#### [DO THIS]
Reproduce the listing exactly and skip over any pictures.

#### [DATA BLOCK]

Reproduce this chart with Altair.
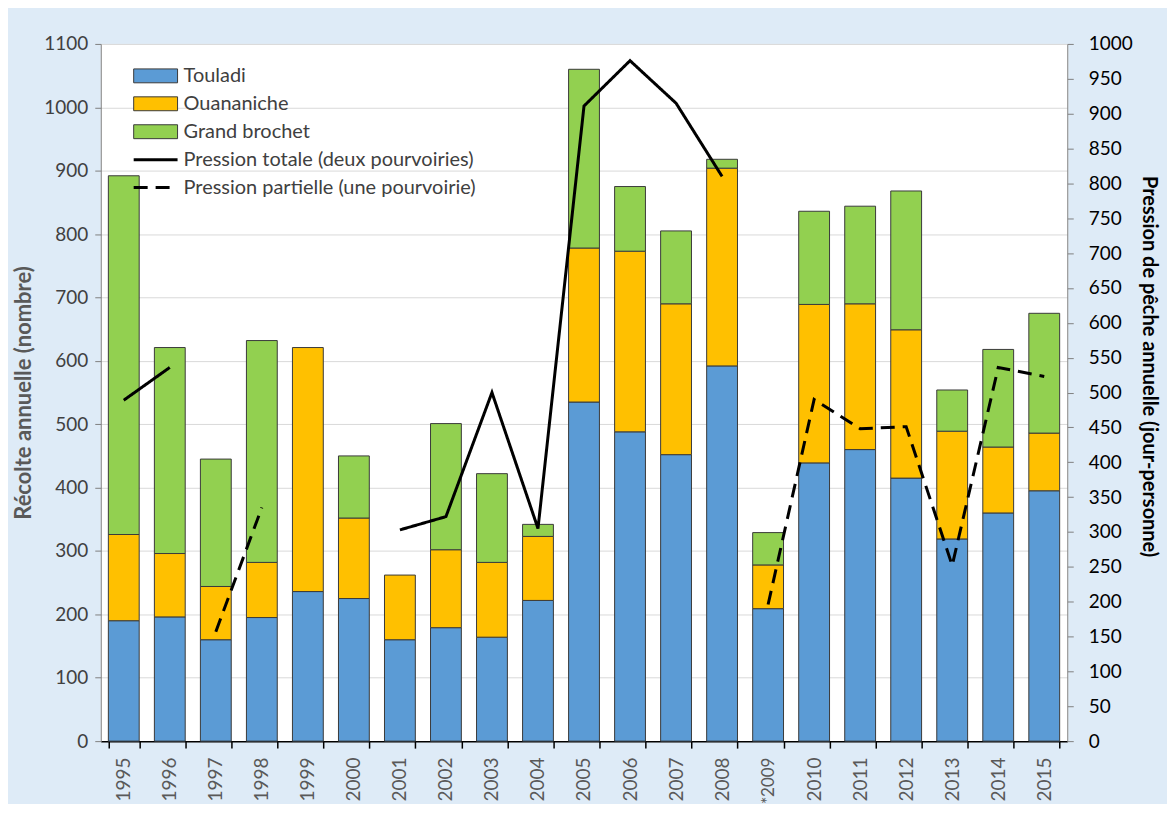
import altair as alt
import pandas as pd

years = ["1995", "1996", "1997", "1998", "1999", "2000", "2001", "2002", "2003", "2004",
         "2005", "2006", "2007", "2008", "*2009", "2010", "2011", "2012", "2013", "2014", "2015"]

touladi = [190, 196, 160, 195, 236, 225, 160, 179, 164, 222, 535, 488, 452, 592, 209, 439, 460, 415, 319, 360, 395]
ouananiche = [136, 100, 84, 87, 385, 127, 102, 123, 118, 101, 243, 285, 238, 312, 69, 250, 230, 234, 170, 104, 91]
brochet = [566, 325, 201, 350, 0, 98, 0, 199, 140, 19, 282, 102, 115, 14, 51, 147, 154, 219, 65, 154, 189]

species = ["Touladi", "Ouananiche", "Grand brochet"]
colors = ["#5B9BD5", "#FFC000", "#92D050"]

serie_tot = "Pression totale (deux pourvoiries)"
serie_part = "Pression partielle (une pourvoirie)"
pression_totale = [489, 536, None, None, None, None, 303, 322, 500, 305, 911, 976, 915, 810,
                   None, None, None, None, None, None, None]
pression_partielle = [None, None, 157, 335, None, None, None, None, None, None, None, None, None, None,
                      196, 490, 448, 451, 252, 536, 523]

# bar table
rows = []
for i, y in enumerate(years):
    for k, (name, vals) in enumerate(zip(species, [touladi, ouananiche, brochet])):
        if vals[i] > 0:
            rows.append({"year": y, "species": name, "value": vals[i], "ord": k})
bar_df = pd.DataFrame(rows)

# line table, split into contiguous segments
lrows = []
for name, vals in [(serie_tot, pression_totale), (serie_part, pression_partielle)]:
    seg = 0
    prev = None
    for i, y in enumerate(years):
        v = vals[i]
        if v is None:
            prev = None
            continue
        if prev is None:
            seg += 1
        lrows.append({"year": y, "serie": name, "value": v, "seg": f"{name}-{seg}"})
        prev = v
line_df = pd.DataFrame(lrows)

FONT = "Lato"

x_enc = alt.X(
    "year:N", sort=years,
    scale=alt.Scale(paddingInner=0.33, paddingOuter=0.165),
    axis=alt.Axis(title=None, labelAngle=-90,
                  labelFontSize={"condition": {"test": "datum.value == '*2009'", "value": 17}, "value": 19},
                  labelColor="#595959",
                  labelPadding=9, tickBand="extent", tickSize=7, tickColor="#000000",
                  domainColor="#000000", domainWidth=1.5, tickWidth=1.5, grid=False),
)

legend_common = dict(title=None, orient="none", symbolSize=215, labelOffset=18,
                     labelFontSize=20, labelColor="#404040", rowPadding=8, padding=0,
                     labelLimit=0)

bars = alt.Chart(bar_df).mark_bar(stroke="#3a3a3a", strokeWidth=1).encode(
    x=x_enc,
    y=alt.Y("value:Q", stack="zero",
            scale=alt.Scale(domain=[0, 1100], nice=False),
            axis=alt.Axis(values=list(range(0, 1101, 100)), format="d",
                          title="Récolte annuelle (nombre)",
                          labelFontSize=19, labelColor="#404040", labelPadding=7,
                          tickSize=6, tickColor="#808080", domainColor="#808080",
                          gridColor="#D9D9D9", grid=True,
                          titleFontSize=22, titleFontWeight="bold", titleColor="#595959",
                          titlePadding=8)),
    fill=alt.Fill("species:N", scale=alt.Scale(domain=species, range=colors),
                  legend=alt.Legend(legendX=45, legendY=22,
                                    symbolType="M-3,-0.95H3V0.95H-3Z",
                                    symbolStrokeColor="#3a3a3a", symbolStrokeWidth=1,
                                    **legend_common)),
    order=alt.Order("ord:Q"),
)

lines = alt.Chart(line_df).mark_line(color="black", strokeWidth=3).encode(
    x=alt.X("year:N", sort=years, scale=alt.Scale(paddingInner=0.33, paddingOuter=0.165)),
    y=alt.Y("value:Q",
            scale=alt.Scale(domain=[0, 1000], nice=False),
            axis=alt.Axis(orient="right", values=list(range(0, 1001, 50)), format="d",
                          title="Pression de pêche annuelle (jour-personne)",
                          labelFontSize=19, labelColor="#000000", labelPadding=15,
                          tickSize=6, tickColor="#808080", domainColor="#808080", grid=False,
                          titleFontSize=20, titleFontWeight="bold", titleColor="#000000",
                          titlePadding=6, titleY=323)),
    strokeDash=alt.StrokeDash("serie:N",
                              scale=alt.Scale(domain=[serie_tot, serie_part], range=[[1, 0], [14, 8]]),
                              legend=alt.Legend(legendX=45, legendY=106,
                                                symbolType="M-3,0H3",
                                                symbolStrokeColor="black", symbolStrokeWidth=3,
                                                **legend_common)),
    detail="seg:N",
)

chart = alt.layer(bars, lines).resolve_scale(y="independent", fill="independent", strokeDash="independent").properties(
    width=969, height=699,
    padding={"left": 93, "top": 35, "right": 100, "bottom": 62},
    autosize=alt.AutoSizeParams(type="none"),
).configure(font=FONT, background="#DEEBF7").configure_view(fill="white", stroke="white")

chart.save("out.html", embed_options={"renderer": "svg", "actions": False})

#### [COMPLETED EXERCISE]
Reproduce this chart with Altair.
import altair as alt
import pandas as pd

years = ["1995", "1996", "1997", "1998", "1999", "2000", "2001", "2002", "2003", "2004",
         "2005", "2006", "2007", "2008", "*2009", "2010", "2011", "2012", "2013", "2014", "2015"]

touladi = [190, 196, 160, 195, 236, 225, 160, 179, 164, 222, 535, 488, 452, 592, 209, 439, 460, 415, 319, 360, 395]
ouananiche = [136, 100, 84, 87, 385, 127, 102, 123, 118, 101, 243, 285, 238, 312, 69, 250, 230, 234, 170, 104, 91]
brochet = [566, 325, 201, 350, 0, 98, 0, 199, 140, 19, 282, 102, 115, 14, 51, 147, 154, 219, 65, 154, 189]

species = ["Touladi", "Ouananiche", "Grand brochet"]
colors = ["#5B9BD5", "#FFC000", "#92D050"]

serie_tot = "Pression totale (deux pourvoiries)"
serie_part = "Pression partielle (une pourvoirie)"
pression_totale = [489, 536, None, None, None, None, 303, 322, 500, 305, 911, 976, 915, 810,
                   None, None, None, None, None, None, None]
pression_partielle = [None, None, 157, 335, None, None, None, None, None, None, None, None, None, None,
                      196, 490, 448, 451, 252, 536, 523]

# bar table
rows = []
for i, y in enumerate(years):
    for k, (name, vals) in enumerate(zip(species, [touladi, ouananiche, brochet])):
        if vals[i] > 0:
            rows.append({"year": y, "species": name, "value": vals[i], "ord": k})
bar_df = pd.DataFrame(rows)

# line table, split into contiguous segments
lrows = []
for name, vals in [(serie_tot, pression_totale), (serie_part, pression_partielle)]:
    seg = 0
    prev = None
    for i, y in enumerate(years):
        v = vals[i]
        if v is None:
            prev = None
            continue
        if prev is None:
            seg += 1
        lrows.append({"year": y, "serie": name, "value": v, "seg": f"{name}-{seg}"})
        prev = v
line_df = pd.DataFrame(lrows)

FONT = "Lato"

x_enc = alt.X(
    "year:N", sort=years,
    scale=alt.Scale(paddingInner=0.33, paddingOuter=0.165),
    axis=alt.Axis(title=None, labelAngle=-90,
                  labelFontSize={"condition": {"test": "datum.value == '*2009'", "value": 17}, "value": 19},
                  labelColor="#595959",
                  labelPadding=9, tickBand="extent", tickSize=7, tickColor="#000000",
                  domainColor="#000000", domainWidth=1.5, tickWidth=1.5, grid=False),
)

legend_common = dict(title=None, orient="none", symbolSize=215, labelOffset=18,
                     labelFontSize=20, labelColor="#404040", rowPadding=8, padding=0,
                     labelLimit=0)

bars = alt.Chart(bar_df).mark_bar(stroke="#3a3a3a", strokeWidth=1).encode(
    x=x_enc,
    y=alt.Y("value:Q", stack="zero",
            scale=alt.Scale(domain=[0, 1100], nice=False),
            axis=alt.Axis(values=list(range(0, 1101, 100)), format="d",
                          title="Récolte annuelle (nombre)",
                          labelFontSize=19, labelColor="#404040", labelPadding=7,
                          tickSize=6, tickColor="#808080", domainColor="#808080",
                          gridColor="#D9D9D9", grid=True,
                          titleFontSize=22, titleFontWeight="bold", titleColor="#595959",
                          titlePadding=8)),
    fill=alt.Fill("species:N", scale=alt.Scale(domain=species, range=colors),
                  legend=alt.Legend(legendX=45, legendY=22,
                                    symbolType="M-3,-0.95H3V0.95H-3Z",
                                    symbolStrokeColor="#3a3a3a", symbolStrokeWidth=1,
                                    **legend_common)),
    order=alt.Order("ord:Q"),
)

lines = alt.Chart(line_df).mark_line(color="black", strokeWidth=3).encode(
    x=alt.X("year:N", sort=years, scale=alt.Scale(paddingInner=0.33, paddingOuter=0.165)),
    y=alt.Y("value:Q",
            scale=alt.Scale(domain=[0, 1000], nice=False),
            axis=alt.Axis(orient="right", values=list(range(0, 1001, 50)), format="d",
                          title="Pression de pêche annuelle (jour-personne)",
                          labelFontSize=19, labelColor="#000000", labelPadding=15,
                          tickSize=6, tickColor="#808080", domainColor="#808080", grid=False,
                          titleFontSize=20, titleFontWeight="bold", titleColor="#000000",
                          titlePadding=6, titleY=323)),
    strokeDash=alt.StrokeDash("serie:N",
                              scale=alt.Scale(domain=[serie_tot, serie_part], range=[[1, 0], [14, 8]]),
                              legend=alt.Legend(legendX=45, legendY=106,
                                                symbolType="M-3,0H3",
                                                symbolStrokeColor="black", symbolStrokeWidth=3,
                                                **legend_common)),
    detail="seg:N",
)

chart = alt.layer(bars, lines).resolve_scale(y="independent", fill="independent", strokeDash="independent").properties(
    width=969, height=699,
    padding={"left": 93, "top": 35, "right": 100, "bottom": 62},
    autosize=alt.AutoSizeParams(type="none"),
).configure(font=FONT, background="#DEEBF7").configure_view(fill="white", stroke="white")

chart.save("out.html", embed_options={"renderer": "svg", "actions": False})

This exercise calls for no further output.